## STORED ROWS
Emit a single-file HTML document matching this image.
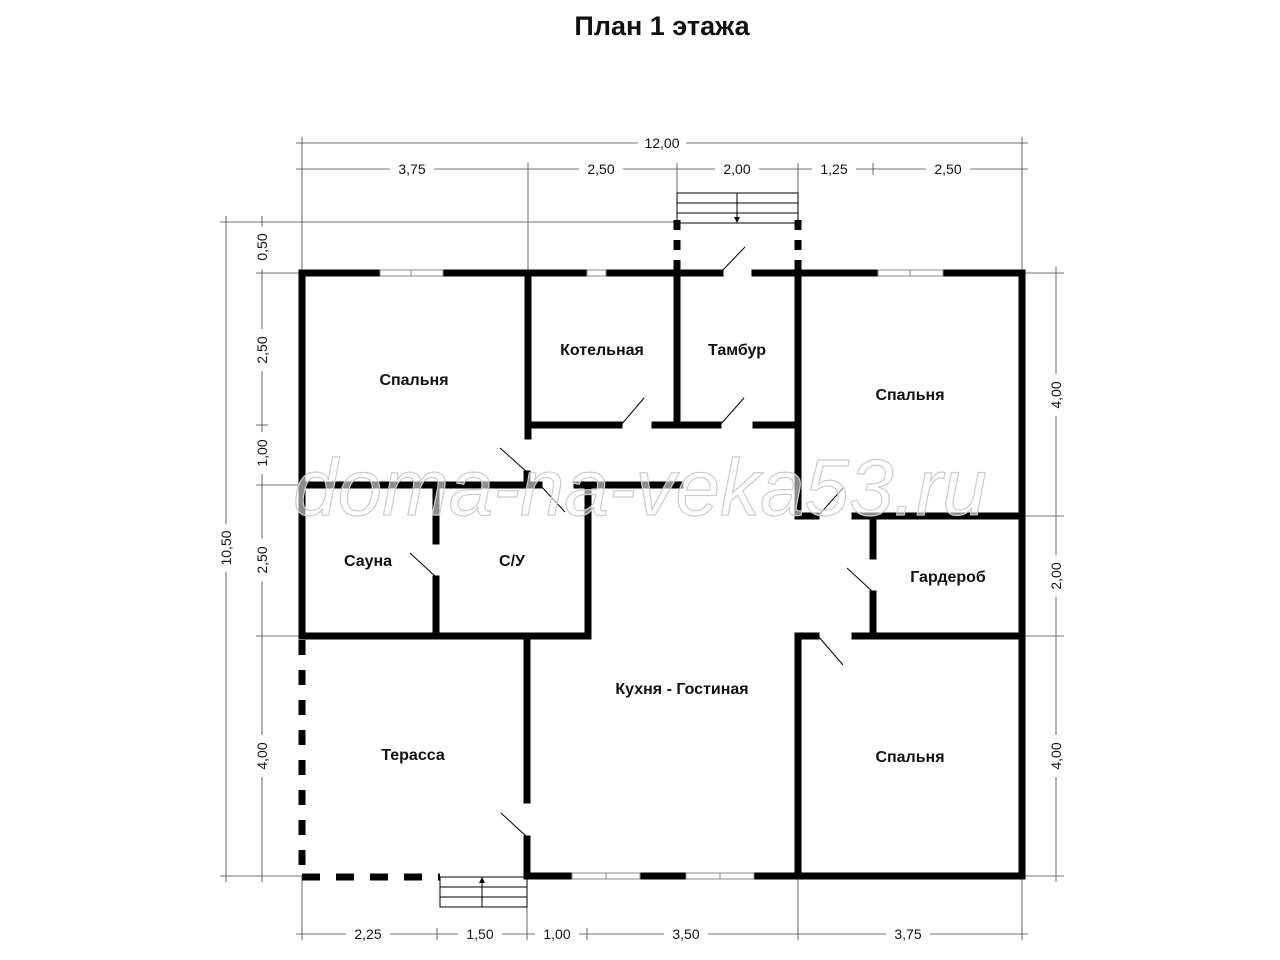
<!DOCTYPE html>
<html><head><meta charset="utf-8"><style>
html,body{margin:0;padding:0;background:#fff;}
svg{display:block;}
text{font-family:"Liberation Sans","Noto Sans CJK SC",sans-serif;}
.r{font-size:16px;font-weight:bold;fill:#111;text-anchor:middle;}
.d{font-size:14px;fill:#111;text-anchor:middle;}
</style></head><body>
<svg width="1280" height="960" viewBox="0 0 1280 960" xmlns="http://www.w3.org/2000/svg">
<text x="662" y="35" font-size="27" font-weight="bold" text-anchor="middle" fill="#111">План 1 этажа</text>

<g stroke="#444" stroke-width="0.8" fill="none">
<line x1="296" y1="143" x2="1028" y2="143"/>
<line x1="296" y1="169" x2="1028" y2="169"/>
<line x1="302" y1="137" x2="302" y2="273"/>
<line x1="528" y1="163" x2="528" y2="273"/>
<line x1="677" y1="163" x2="677" y2="195"/>
<line x1="798" y1="163" x2="798" y2="195"/>
<line x1="873" y1="163" x2="873" y2="175"/>
<line x1="1022" y1="137" x2="1022" y2="273"/>
<line x1="296" y1="934" x2="1028" y2="934"/>
<line x1="302" y1="876" x2="302" y2="940"/>
<line x1="437" y1="928" x2="437" y2="940"/>
<line x1="527" y1="876" x2="527" y2="940"/>
<line x1="587" y1="928" x2="587" y2="940"/>
<line x1="798" y1="876" x2="798" y2="940"/>
<line x1="1022" y1="876" x2="1022" y2="940"/>
<line x1="226" y1="216" x2="226" y2="882"/>
<line x1="262" y1="216" x2="262" y2="882"/>
<line x1="220" y1="222" x2="677" y2="222"/>
<line x1="256" y1="273" x2="302" y2="273"/>
<line x1="256" y1="425" x2="268" y2="425"/>
<line x1="256" y1="485" x2="302" y2="485"/>
<line x1="256" y1="636" x2="302" y2="636"/>
<line x1="220" y1="876" x2="302" y2="876"/>
<line x1="1056" y1="267" x2="1056" y2="882"/>
<line x1="1022" y1="273" x2="1064" y2="273"/>
<line x1="1022" y1="516" x2="1064" y2="516"/>
<line x1="1022" y1="636" x2="1064" y2="636"/>
<line x1="1022" y1="876" x2="1064" y2="876"/>
</g>
<g>
<rect x="638" y="135" width="48" height="16" fill="#fff"/><text class="d" x="662" y="148">12,00</text>
<rect x="390" y="161" width="44" height="16" fill="#fff"/><text class="d" x="412" y="174">3,75</text>
<rect x="579" y="161" width="44" height="16" fill="#fff"/><text class="d" x="601" y="174">2,50</text>
<rect x="715" y="161" width="44" height="16" fill="#fff"/><text class="d" x="737" y="174">2,00</text>
<rect x="812" y="161" width="44" height="16" fill="#fff"/><text class="d" x="834" y="174">1,25</text>
<rect x="926" y="161" width="44" height="16" fill="#fff"/><text class="d" x="948" y="174">2,50</text>
<rect x="346" y="926" width="44" height="16" fill="#fff"/><text class="d" x="368" y="939">2,25</text>
<rect x="458" y="926" width="44" height="16" fill="#fff"/><text class="d" x="480" y="939">1,50</text>
<rect x="535" y="926" width="44" height="16" fill="#fff"/><text class="d" x="557" y="939">1,00</text>
<rect x="664" y="926" width="44" height="16" fill="#fff"/><text class="d" x="686" y="939">3,50</text>
<rect x="886" y="926" width="44" height="16" fill="#fff"/><text class="d" x="908" y="939">3,75</text>
</g>
<g>
<rect x="218" y="524" width="16" height="48" fill="#fff"/><text class="d" transform="translate(231,548) rotate(-90)">10,50</text>
<rect x="254" y="227" width="16" height="42" fill="#fff"/><text class="d" transform="translate(267,247) rotate(-90)">0,50</text>
<rect x="254" y="329" width="16" height="42" fill="#fff"/><text class="d" transform="translate(267,350) rotate(-90)">2,50</text>
<rect x="254" y="432" width="16" height="42" fill="#fff"/><text class="d" transform="translate(267,453) rotate(-90)">1,00</text>
<rect x="254" y="539" width="16" height="42" fill="#fff"/><text class="d" transform="translate(267,560) rotate(-90)">2,50</text>
<rect x="254" y="735" width="16" height="42" fill="#fff"/><text class="d" transform="translate(267,756) rotate(-90)">4,00</text>
<rect x="1048" y="374" width="16" height="42" fill="#fff"/><text class="d" transform="translate(1061,395) rotate(-90)">4,00</text>
<rect x="1048" y="555" width="16" height="42" fill="#fff"/><text class="d" transform="translate(1061,576) rotate(-90)">2,00</text>
<rect x="1048" y="735" width="16" height="42" fill="#fff"/><text class="d" transform="translate(1061,756) rotate(-90)">4,00</text>
</g>

<g stroke="#000" stroke-width="7" fill="none" stroke-linecap="square">
<line x1="302" y1="273" x2="380" y2="273"/>
<line x1="443" y1="273" x2="587" y2="273"/>
<line x1="606" y1="273" x2="720" y2="273"/>
<line x1="755" y1="273" x2="878" y2="273"/>
<line x1="943" y1="273" x2="1022" y2="273"/>
<line x1="1022" y1="273" x2="1022" y2="876"/>
<line x1="302" y1="273" x2="302" y2="636"/>
<line x1="528" y1="273" x2="528" y2="436"/>
<line x1="528" y1="425" x2="619" y2="425"/>
<line x1="655" y1="425" x2="718" y2="425"/>
<line x1="756" y1="425" x2="798" y2="425"/>
<line x1="677" y1="273" x2="677" y2="425"/>
<line x1="798" y1="273" x2="798" y2="516"/>
<line x1="798" y1="516" x2="816" y2="516"/>
<line x1="855" y1="516" x2="1022" y2="516"/>
<line x1="873" y1="516" x2="873" y2="556"/>
<line x1="873" y1="594" x2="873" y2="636"/>
<line x1="855" y1="636" x2="1022" y2="636"/>
<line x1="798" y1="636" x2="816" y2="636"/>
<line x1="798" y1="636" x2="798" y2="876"/>
<line x1="527" y1="876" x2="572" y2="876"/>
<line x1="640" y1="876" x2="686" y2="876"/>
<line x1="754" y1="876" x2="1022" y2="876"/>
<line x1="527" y1="636" x2="527" y2="800"/>
<line x1="527" y1="839" x2="527" y2="876"/>
<line x1="302" y1="485" x2="539" y2="485"/>
<line x1="577" y1="485" x2="680" y2="485"/>
<line x1="527" y1="474" x2="527" y2="485"/>
<line x1="588" y1="485" x2="588" y2="636"/>
<line x1="436" y1="485" x2="436" y2="541"/>
<line x1="436" y1="579" x2="436" y2="636"/>
<line x1="302" y1="636" x2="588" y2="636"/>
</g>
<g fill="#fff" stroke="#888" stroke-width="1">
<rect x="380" y="270" width="63" height="6"/><line x1="411" y1="270" x2="411" y2="276"/>
<rect x="587" y="270" width="19" height="6"/>
<rect x="878" y="270" width="65" height="6"/><line x1="910" y1="270" x2="910" y2="276"/>
<rect x="572" y="873" width="68" height="6"/><line x1="606" y1="873" x2="606" y2="879"/>
<rect x="686" y="873" width="68" height="6"/><line x1="720" y1="873" x2="720" y2="879"/>
</g>
<g stroke="#000" stroke-width="7" fill="none">
<line x1="302" y1="640" x2="302" y2="876" stroke-dasharray="15 15"/>
<line x1="302" y1="877" x2="440" y2="877" stroke-dasharray="18 16"/>
<line x1="677" y1="220" x2="677" y2="273" stroke-dasharray="10 10"/>
<line x1="798" y1="220" x2="798" y2="273" stroke-dasharray="10 10"/>
</g>
<g stroke="#000" stroke-width="1" fill="none">
<rect x="677" y="193" width="121" height="30"/>
<line x1="677" y1="203" x2="798" y2="203"/><line x1="677" y1="213" x2="798" y2="213"/>
<line x1="737" y1="193" x2="737" y2="220"/>
<rect x="440" y="877" width="87" height="30"/>
<line x1="440" y1="887" x2="527" y2="887"/><line x1="440" y1="897" x2="527" y2="897"/>
<line x1="482" y1="907" x2="482" y2="880"/>
</g>
<polygon points="734,217 740,217 737,223" fill="#000"/>
<polygon points="479,883 485,883 482,877" fill="#000"/>
<g stroke="#000" stroke-width="1">
<line x1="720" y1="273" x2="745" y2="247"/>
<line x1="621" y1="425" x2="644" y2="398"/>
<line x1="720" y1="425" x2="744" y2="398"/>
<line x1="527" y1="472" x2="500" y2="448"/>
<line x1="540" y1="485" x2="565" y2="512"/>
<line x1="436" y1="577" x2="410" y2="553"/>
<line x1="527" y1="837" x2="501" y2="813"/>
<line x1="818" y1="516" x2="843" y2="488"/>
<line x1="873" y1="592" x2="847" y2="568"/>
<line x1="818" y1="636" x2="843" y2="665"/>
</g>
<text class="r" x="414" y="385">Спальня</text>
<text class="r" x="602" y="355">Котельная</text>
<text class="r" x="737" y="355">Тамбур</text>
<text class="r" x="910" y="400">Спальня</text>
<text class="r" x="368" y="566">Сауна</text>
<text class="r" x="512" y="566">С/У</text>
<text class="r" x="948" y="582">Гардероб</text>
<text class="r" x="682" y="694">Кухня - Гостиная</text>
<text class="r" x="413" y="760">Терасса</text>
<text class="r" x="910" y="762">Спальня</text>
<text x="640" y="515" text-anchor="middle" font-family="Liberation Serif, serif" font-style="italic" font-size="80" fill="rgba(255,255,255,0.55)" stroke="#ccc" stroke-width="1.2">doma-na-veka53.ru</text>
</svg>
</body></html>
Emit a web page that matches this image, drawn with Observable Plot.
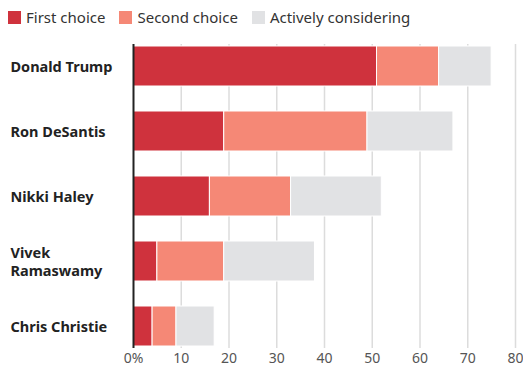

## TASK DIRECTIONS
Search the data above for the word "Emit", then gather each line in which it appears.

## RESPONSE TO THE TASK
Emit a single-file HTML document matching this image.
Emit a web page that matches this image, drawn with Observable Plot.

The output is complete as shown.